Subordonnées conjonctives

Souviens-toi, la première fois que nous avons fait l'amour et que je me suis trouvée nue devant toi, tu n'as pu t'empêcher de rire en voyant le cordonnet qui entourait mes hanches et le petit bout de bois qui y pendait.

"Viviane, dis-moi, qu'est-ce que c'est que ce gri-gri ? Toi, l'étudiante, la sociologue, tu crois aux amulettes comme les vieilles sorcières de ton village en Afrique !"

J'ai eu l'impression que, pour la première fois, tu te rendais compte que la fille avec laquelle tu allais faire l'amour était noire et que tu retrouvais soudain grâce à cette pendeloque qui oscillait contre mon ventre la condescendance amusée avec laquelle les Européens de bonne volonté traitent les Africains.

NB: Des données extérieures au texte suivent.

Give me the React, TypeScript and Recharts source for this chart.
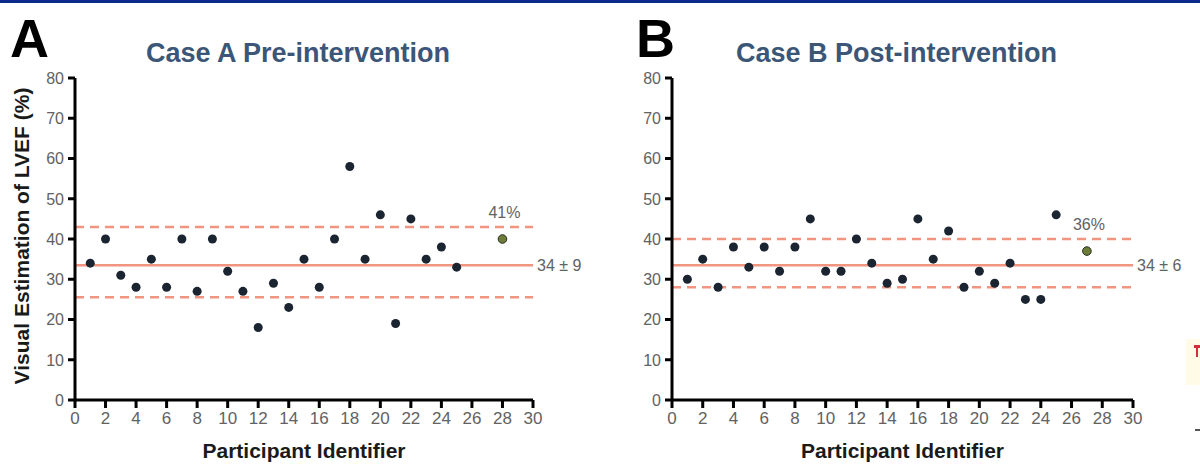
import { ScatterChart, Scatter, XAxis, YAxis, ReferenceLine } from 'recharts';

// participant ids + visual LVEF estimates (%)
const idsA = [1, 2, 3, 4, 5, 6, 7, 8, 9, 10, 11, 12, 13, 14, 15, 16, 17, 18, 19, 20, 21, 22, 23, 24, 25];
const lvefA = [34, 40, 31, 28, 35, 28, 40, 27, 40, 32, 27, 18, 29, 23, 35, 28, 40, 58, 35, 46, 19, 45, 35, 38, 33];
const idsB = [1, 2, 3, 4, 5, 6, 7, 8, 9, 10, 11, 12, 13, 14, 15, 16, 17, 18, 19, 20, 21, 22, 23, 24, 25];
const lvefB = [30, 35, 28, 38, 33, 38, 32, 38, 45, 32, 32, 40, 34, 29, 30, 45, 35, 42, 28, 32, 29, 34, 25, 25, 46];

// highlighted (reference) reading for each case
const highlightA = { x: 28, y: 40, label: '41%' };
const highlightB = { x: 27, y: 37, label: '36%' };

// mean and limits
const statsA = { mean: 33.5, upper: 43, lower: 25.5, label: '34 ± 9' };
const statsB = { mean: 33.5, upper: 40, lower: 28, label: '34 ± 6' };

const X_TICKS = [0, 2, 4, 6, 8, 10, 12, 14, 16, 18, 20, 22, 24, 26, 28, 30];
const Y_TICKS = [0, 10, 20, 30, 40, 50, 60, 70, 80];

const FONT = '"Liberation Sans", Arial, sans-serif';
const SALMON = '#f29580';
const TICK_GRAY = '#626262';

// tick marks drawn by hand so they can be thick and black
const xTick = (p: any) => (
  <g>
    <line x1={p.x} x2={p.x} y1={p.y} y2={p.y + 8} stroke="#000" strokeWidth={3} />
    <text x={p.x} y={p.y + 11} dy="0.75em" textAnchor="middle" fontFamily={FONT} fontSize={17} fill={TICK_GRAY}>
      {p.payload.value}
    </text>
  </g>
);

const yTick = (p: any) => (
  <g>
    <line x1={p.x - 7} x2={p.x} y1={p.y} y2={p.y} stroke="#000" strokeWidth={3} />
    <text x={p.x - 11} y={p.y} dy="0.36em" textAnchor="end" fontFamily={FONT} fontSize={16} fill={TICK_GRAY}>
      {p.payload.value}
    </text>
  </g>
);

const dot = (p: any) => <circle cx={p.cx} cy={p.cy} r={4.5} fill="#1b2431" />;

const highlightDot = (p: any) => (
  <g>
    <circle cx={p.cx} cy={p.cy} r={4.3} fill="#6e7c3a" stroke="#26301c" strokeWidth={1} />
    <text
      x={p.cx + 2}
      y={p.cy - 21}
      textAnchor="middle"
      fontFamily={FONT}
      fontSize={16}
      fill={TICK_GRAY}
    >
      {p.payload.label}
    </text>
  </g>
);

interface PanelProps {
  left: number;
  letter: string;
  title: string;
  ids: number[];
  values: number[];
  hl: { x: number; y: number; label: string };
  stats: { mean: number; upper: number; lower: number; label: string };
  yLabel?: string;
  yAxisWidth: number;
}

function Panel({ left, letter, title, ids, values, hl, stats, yLabel, yAxisWidth }: PanelProps) {
  const data = ids.map((id, i) => ({ x: id, y: values[i] }));
  const plotW = 600 - yAxisWidth - 67;
  const titleCenter = yAxisWidth + plotW / 2 - 6;

  return (
    <div style={{ position: 'absolute', left, top: 0, width: 600, height: 464 }}>
      <div style={{
        position: 'absolute', left: letter === 'A' ? 10 : 36, top: 8,
        fontFamily: FONT, fontWeight: 700, fontSize: 54, lineHeight: '60px', color: '#000',
      }}>
        {letter}
      </div>
      <div style={{
        position: 'absolute', left: titleCenter - 250, width: 500, top: 37, textAlign: 'center',
        fontFamily: FONT, fontWeight: 700, fontSize: 27, lineHeight: '32px', color: '#3b5677',
      }}>
        {title}
      </div>
      <ScatterChart width={600} height={464} margin={{ top: 78, right: 67, bottom: 4, left: 0 }}>
        <XAxis
          type="number"
          dataKey="x"
          domain={[0, 30]}
          ticks={X_TICKS}
          interval={0}
          height={60}
          axisLine={false}
          tickLine={false}
          tickSize={0}
          tickMargin={0}
          tick={xTick}
          label={{
            content: (p: any) => (
              <text
                x={p.viewBox.x + p.viewBox.width / 2}
                y={458}
                textAnchor="middle"
                fontFamily={FONT}
                fontWeight={700}
                fontSize={21}
                fill="#1a1a1a"
              >
                Participant Identifier
              </text>
            ),
          }}
        />
        <YAxis
          type="number"
          dataKey="y"
          domain={[0, 80]}
          ticks={Y_TICKS}
          interval={0}
          width={yAxisWidth}
          axisLine={false}
          tickLine={false}
          tickSize={0}
          tickMargin={0}
          tick={yTick}
          label={yLabel ? {
            content: () => (
              <text
                x={29}
                y={236}
                transform="rotate(-90 29 236)"
                textAnchor="middle"
                fontFamily={FONT}
                fontWeight={700}
                fontSize={21}
                fill="#1a1a1a"
              >
                {yLabel}
              </text>
            ),
          } : undefined}
        />
        <ReferenceLine y={stats.upper} stroke={SALMON} strokeWidth={2.5} strokeDasharray="9 6" />
        <ReferenceLine y={stats.lower} stroke={SALMON} strokeWidth={2.5} strokeDasharray="9 6" />
        <ReferenceLine
          y={stats.mean}
          stroke={SALMON}
          strokeWidth={2.5}
          label={{ value: stats.label, position: 'right', offset: 4, fill: TICK_GRAY, fontSize: 16, fontFamily: FONT }}
        />
        {/* axes */}
        <ReferenceLine x={0} stroke="#000" strokeWidth={3} />
        <ReferenceLine y={0} stroke="#000" strokeWidth={3} />
        <Scatter data={data} shape={dot} isAnimationActive={false} />
        <Scatter data={[hl]} shape={highlightDot} isAnimationActive={false} />
      </ScatterChart>
    </div>
  );
}

export default function App() {
  return (
    <div style={{ position: 'absolute', left: 0, top: 0, width: 1200, height: 464, background: '#fff', overflow: 'hidden' }}>
      <div style={{ position: 'absolute', left: 0, top: 0, width: 1200, height: 3, background: '#0c2a8c' }} />
      <Panel
        left={0}
        letter="A"
        title="Case A Pre-intervention"
        ids={idsA}
        values={lvefA}
        hl={highlightA}
        stats={statsA}
        yLabel="Visual Estimation of LVEF (%)"
        yAxisWidth={75}
      />
      <Panel
        left={600}
        letter="B"
        title="Case B Post-intervention"
        ids={idsB}
        values={lvefB}
        hl={highlightB}
        stats={statsB}
        yAxisWidth={72}
      />
      {/* crop leftovers on the right edge */}
      <div style={{ position: 'absolute', left: 1186, top: 339, width: 14, height: 46, background: '#fffbe6' }}>
        <div style={{ marginTop: 6, marginLeft: 8, width: 6, height: 3, background: '#d0303a' }} />
        <div style={{ marginLeft: 10, width: 2, height: 9, background: '#d0303a' }} />
      </div>
      <div style={{ position: 'absolute', left: 1195, top: 429, width: 5, height: 2, background: '#555' }} />
    </div>
  );
}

Je ne t'ai pas répondu et tu as insisté :

"Explique-moi, qu'est-ce que c'est que ce machin ? C'est pour te protéger ? Tu crois que ça va remplacer la pilule ?"

Je t'ai embrassé sur la bouche pour te faire taire et nous avons fait l'amour. Notre liaison a duré quelques semaines, quelques mois peut-être, nous nous sommes séparés, je ne sais plus où tu es, je n'attends pas de tes nouvelles mais c'est quand même un peu pour toi que je veux écrire l'histoire de ce que tu as appelé, en te moquant, mon gri-gri, une histoire que tu ne liras sans doute pas.

*

"Écoute, Viviane, ma fille, écoute bien mon conseil, me répétait papa, si tu veux être reçue à l'examen national, et je compte bien, ainsi que toute la famille, que tu le seras, bien sûr, il faut avoir de bonnes notes en français, en arithmétique, en géographie, en tout ce qu'on apprend à l'école, même en gymnastique et, si tu veux, même en dessin, mais pour parler de choses sérieuses, le plus important, là où tu dois être la meilleure, meilleure que toutes les autres, c'est en catéchisme. Tu es tutsi, tu n'as pas beaucoup de chances d'avoir l'examen et d'aller à l'école secondaire, mais si tu sais bien ton catéchisme, si tu le sais par cœur, il y aura peut-être un père qui dira : "Cette fille-là, laissez-la passer, elle est pour nous, on l'enverra au noviciat de Benebikira", ou même ils décideront que tu peux faire de grandes études car il leur faut de bons catholiques et même un peu de Tutsi pour que les chrétiens d'Amérique leur donnent leur argent. Regarde Anselme, le fils du voisin, il est au petit séminaire, quand il était encore là et que sa mère avait préparé une cruche de bière que je partageais avec Butoyi, j'entendais Anselme qui récitait à haute voix son catéchisme en faisant le tour de la cour et son père se réjouissait : "Tu vois Anselme, il fait tout ce qu'il faut pour plaire au père Damiano, comme ça il aura son examen national." Et c'est bien ce qui est arrivé."

Question

Dans le texte de Scholastique Mukasonga ci-dessus, relevez les propositions subordonnées conjonctives.

Solution

  • que, pour la première fois, tu te rendais compte

  • que la fille avec laquelle tu allais faire l'amour était noire

  • que tu retrouvais soudain [...] la condescendance amusée

  • que ça va remplacer la pilule

  • que tu le seras

  • que tu peux faire de grandes études

Ici toutes les subordonnées sont à l'indicatif, à des temps variés : futur proche, imparfait, futur, présent...

Question

"que sa mère avait préparé une cruche de bière" est-il une proposition subordonnée conjonctive ?

Solution

"que sa mère avait préparé une cruche de bière" n'est pas une proposition subordonnée conjonctive :

  • Elle est coordonnée à "quand il était encore là", qui est une subordonnée circonstancielle de temps ; or on ne peut coordonner que deux énoncés de même nature : "que sa mère..." est donc aussi une subordonnée circonstancielle de temps.

  • "Que" ici n'est pas sémantiquement vide ; il reprend "quand", et a la même valeur temporelle.

  • Ces deux énoncés sont effaçables et déplaçables :

    • "J'entendais Anselme" est un énoncé parfaitement complet et pourvu d'un sens : les circonstants sont facultatifs ;

    • "J'entendais Anselme quand il était encore là et que sa mère avait préparé une cruche de bière" est une phrase tout à fait correcte.

Question

"que tu ne liras sans doute pas" est-il une proposition subordonnée conjonctive ?

Solution

"que tu ne liras sans doute pas" n'est pas une proposition subordonnée conjonctive :

"que" ici n'est pas vide, mais renvoie au mot "histoire", qui est son antécédent : c'est un pronom relatif.

"que tu ne liras sans doute pas" est une proposition relative, équivalent à un adjectif : "une histoire illisible".